The mental model of the physics in our brain applies to objects of different
materials and enables us to perform a wide range of manipulation tasks that are
far beyond the reach of current robots. In this work, we desire to learn models
for dynamic 3D scenes purely from 2D visual observations. Our model combines
Neural Radiance Fields (NeRF) and time contrastive learning with an
autoencoding framework, which learns viewpoint-invariant 3D-aware scene
representations. We show that a dynamics model, constructed over the learned
representation space, enables visuomotor control for challenging manipulation
tasks involving both rigid bodies and fluids, where the target is specified in
a viewpoint different from what the robot operates on.

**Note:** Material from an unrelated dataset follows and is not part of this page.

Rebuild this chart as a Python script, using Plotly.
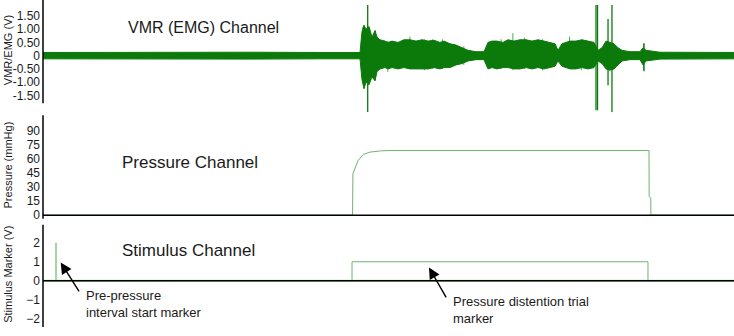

When coupled with an
auto-decoding framework, it can even support goal specification from camera
viewpoints that are outside the training distribution. We further demonstrate
the richness of the learned 3D dynamics model by performing future prediction
and novel view synthesis. Finally, we provide detailed ablation studies
regarding different system designs and qualitative analysis of the learned
representations.